You can limit this input. You can for example specify that a writer is only allowed to merge at most 100 intermediate input files, or that it may only process 1GB of intermediate data. If more files or more data is available, the Yothalot framework will first run an intermediate algorithm to merge (and optionally reduce) input data, until the number of intermediate files is small enough to start up the final writer jobs.

The following two settings are relevant for limiting the input that is sent to the writers:

  • maxfiles - max number of files that are merged by a writer
  • maxbytes - max number of bytes that is processed by a writer

It is especially worth investigating whether it is worthwhile to start tweaking these settings if you discover that your algorithm spends a lot of time in the final write phase.

Setting modulo vs setting input limits

Both the modulo setting and the maxfiles and maxbytes settings are useful when you discover that much time is lost in the write phase of your mapreduce algorithm. Which tuning parameter is better to use?

Incrementing the modulo is often the most effective way to increase the performance of your algorithm, but has one very big downside: you suddenly get multiple writer processes, and if you try to write to a single resource (like a file), this leads to all sorts of other challenges. If that is a problem, you can then first try to limit the input parameters.
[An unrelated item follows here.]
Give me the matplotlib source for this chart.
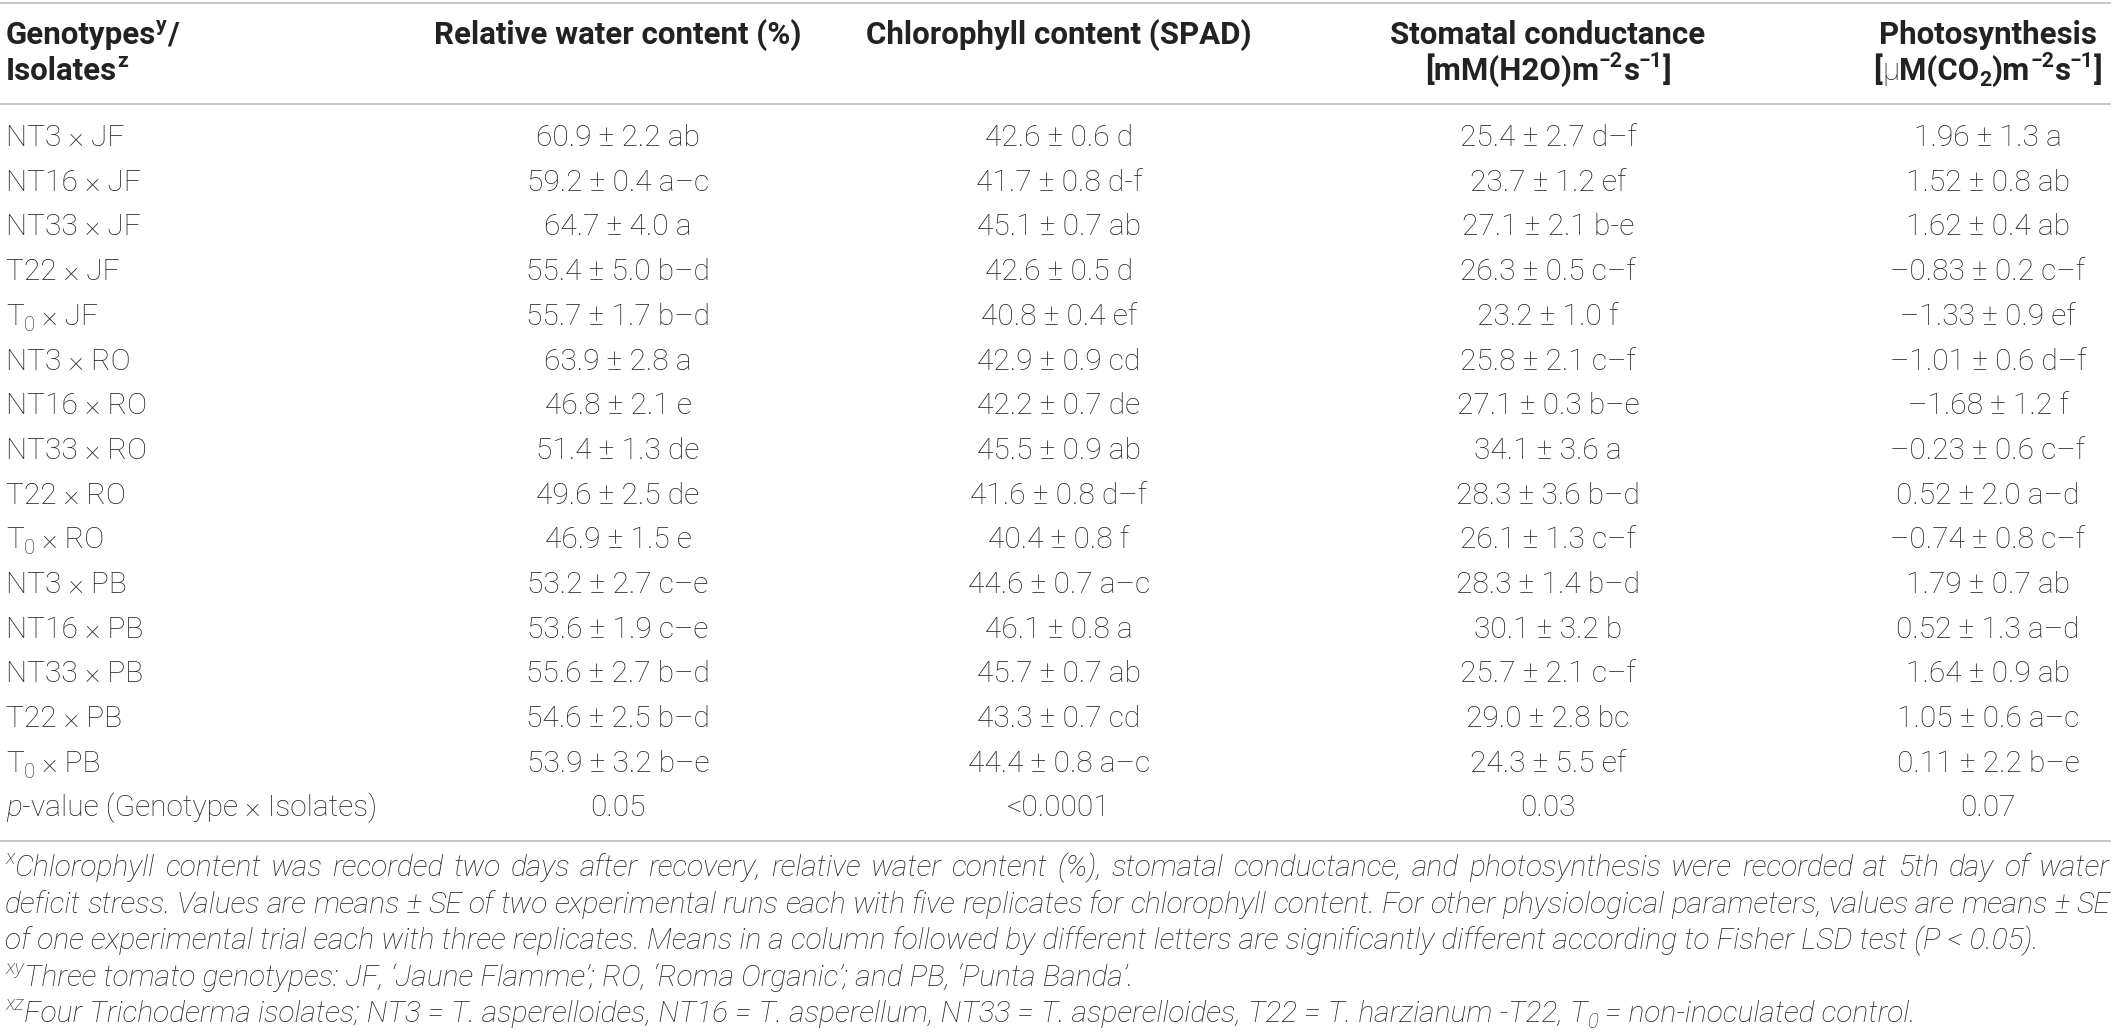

Setting the input parameters (maxfiles and maxbytes) is especially effective if the output from the mapper processes still contains a lot of data with similar keys, in other words: if there is still a lot of data to reduce after the mapper phase, and the extra reducers that are started can really make a difference.

Reducing the number of processes

Besides the tuning parameters mentioned above, which are used to improve the performance of the algorithm, you can also use a couple of parameters to slow the algorithm down:

  • maxprocesses - max total number of processes to run simultaneously
  • maxmappers - max number of mapper processes to run simultaneously
  • maxreducers - max number of intermediate reducer processes to run simultaneously
  • maxwriters - max number of writer processes to run simultaneously

By default, Yothalot sets no limit on the max number of processes: it starts up as many jobs as it can, using the capacity of the entire Yothalot cluster to the max. However, if you want to limit this (for example because you don't want that one application or one customer uses all the resources, potentially blocking others) you can set the maxprocesses parameters. This ensures that for a specific job, there will never be more than this number of processes running.
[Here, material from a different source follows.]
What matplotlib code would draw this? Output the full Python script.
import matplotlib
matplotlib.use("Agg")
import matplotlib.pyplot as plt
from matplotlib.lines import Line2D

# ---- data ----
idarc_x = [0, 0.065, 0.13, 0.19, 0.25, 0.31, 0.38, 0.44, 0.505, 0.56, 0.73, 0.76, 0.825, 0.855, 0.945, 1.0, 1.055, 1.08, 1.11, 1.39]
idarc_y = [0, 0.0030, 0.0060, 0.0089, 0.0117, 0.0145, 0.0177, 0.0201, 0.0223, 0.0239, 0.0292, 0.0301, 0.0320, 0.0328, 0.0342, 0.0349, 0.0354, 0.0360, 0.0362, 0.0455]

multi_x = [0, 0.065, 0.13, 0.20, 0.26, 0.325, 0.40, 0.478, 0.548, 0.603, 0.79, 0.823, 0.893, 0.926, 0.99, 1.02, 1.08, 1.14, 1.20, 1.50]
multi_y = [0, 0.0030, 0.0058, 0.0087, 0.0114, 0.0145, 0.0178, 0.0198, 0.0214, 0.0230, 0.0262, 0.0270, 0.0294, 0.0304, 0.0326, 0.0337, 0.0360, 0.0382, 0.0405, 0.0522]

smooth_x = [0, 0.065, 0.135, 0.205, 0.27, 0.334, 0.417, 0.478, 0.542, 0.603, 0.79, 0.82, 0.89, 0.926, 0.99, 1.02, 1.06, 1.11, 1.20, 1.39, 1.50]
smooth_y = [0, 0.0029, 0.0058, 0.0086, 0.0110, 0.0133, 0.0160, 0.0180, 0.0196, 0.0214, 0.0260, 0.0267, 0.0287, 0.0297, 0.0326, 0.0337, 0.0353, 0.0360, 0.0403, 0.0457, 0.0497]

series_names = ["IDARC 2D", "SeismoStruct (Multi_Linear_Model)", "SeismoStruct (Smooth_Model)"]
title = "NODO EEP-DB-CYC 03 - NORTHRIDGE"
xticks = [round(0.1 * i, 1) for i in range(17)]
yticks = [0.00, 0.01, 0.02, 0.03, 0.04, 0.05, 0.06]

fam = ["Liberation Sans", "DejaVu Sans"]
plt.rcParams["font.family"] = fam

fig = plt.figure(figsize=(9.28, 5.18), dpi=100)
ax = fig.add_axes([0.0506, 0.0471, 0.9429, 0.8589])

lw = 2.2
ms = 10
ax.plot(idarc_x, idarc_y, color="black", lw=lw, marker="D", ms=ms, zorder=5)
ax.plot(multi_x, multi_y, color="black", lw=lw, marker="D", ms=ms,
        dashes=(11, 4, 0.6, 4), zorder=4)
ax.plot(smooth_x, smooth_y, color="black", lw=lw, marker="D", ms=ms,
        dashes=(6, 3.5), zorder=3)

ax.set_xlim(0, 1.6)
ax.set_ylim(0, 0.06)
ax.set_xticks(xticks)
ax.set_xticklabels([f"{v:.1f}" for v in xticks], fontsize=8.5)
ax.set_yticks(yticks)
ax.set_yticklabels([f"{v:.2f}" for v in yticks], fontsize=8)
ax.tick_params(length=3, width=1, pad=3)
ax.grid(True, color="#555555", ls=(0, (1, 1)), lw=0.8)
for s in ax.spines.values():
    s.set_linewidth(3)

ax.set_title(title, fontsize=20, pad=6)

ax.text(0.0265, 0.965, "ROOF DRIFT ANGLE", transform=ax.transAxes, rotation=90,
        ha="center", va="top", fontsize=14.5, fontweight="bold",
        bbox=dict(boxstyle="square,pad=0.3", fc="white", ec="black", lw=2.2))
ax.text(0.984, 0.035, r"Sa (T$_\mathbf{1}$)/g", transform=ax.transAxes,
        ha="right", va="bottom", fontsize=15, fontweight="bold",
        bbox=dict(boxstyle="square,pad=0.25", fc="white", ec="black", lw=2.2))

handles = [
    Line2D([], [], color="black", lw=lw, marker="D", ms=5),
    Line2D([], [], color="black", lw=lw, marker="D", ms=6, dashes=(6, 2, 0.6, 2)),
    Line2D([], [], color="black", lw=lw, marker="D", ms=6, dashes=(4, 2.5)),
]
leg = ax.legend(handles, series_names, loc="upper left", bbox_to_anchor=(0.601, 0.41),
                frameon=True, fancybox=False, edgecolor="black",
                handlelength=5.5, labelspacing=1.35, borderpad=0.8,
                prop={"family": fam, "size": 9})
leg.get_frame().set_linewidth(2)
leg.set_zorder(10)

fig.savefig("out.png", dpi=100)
If you know that one specific phase of your algorithm uses a limited resource, you can also limit the number of mappers or writers that are started. For example, if your writer make a connection to a database, you probably don't want a full Yothalot cluster of 1000 CPU's all connect to the same database at the same time. In such a setup you can set the maxwriter setting to four, ensuring that there will at most be four writers running at the same time during the writer phase, and your database does not get overloaded. The maxmappers can be used in a similar fashion to limit the number of mappers that may run.

A special word of warning about the maxreducer setting. During all phases of the mapreduce algorithm (the mapping, the reducing and the writing) values are being reduced and calls to the user-supplied reduce() method are made. The maxreducers setting only limits the number of pure reducer processes that are started, but does not limit the number of mappers and writers, which could also make calls to your reduce() method. If you want to restrict the number of processes that can make calls to the user-supplied reduce() function at the same time (for example because you use a database connection inside the reduce() method), you better use the maxprocesses setting.

Write intermediate files directly to GlusterFS

By default all the intermediate files are written to the local filesystem and are only written to GlusterFS during the reduce phase. This is mostly to avoid huge loads on GlusterFS. In case you only have very little mappers or multiple mappers are unlikely to run on the same server you can turn this feature off. You turn this feature off by setting local to false.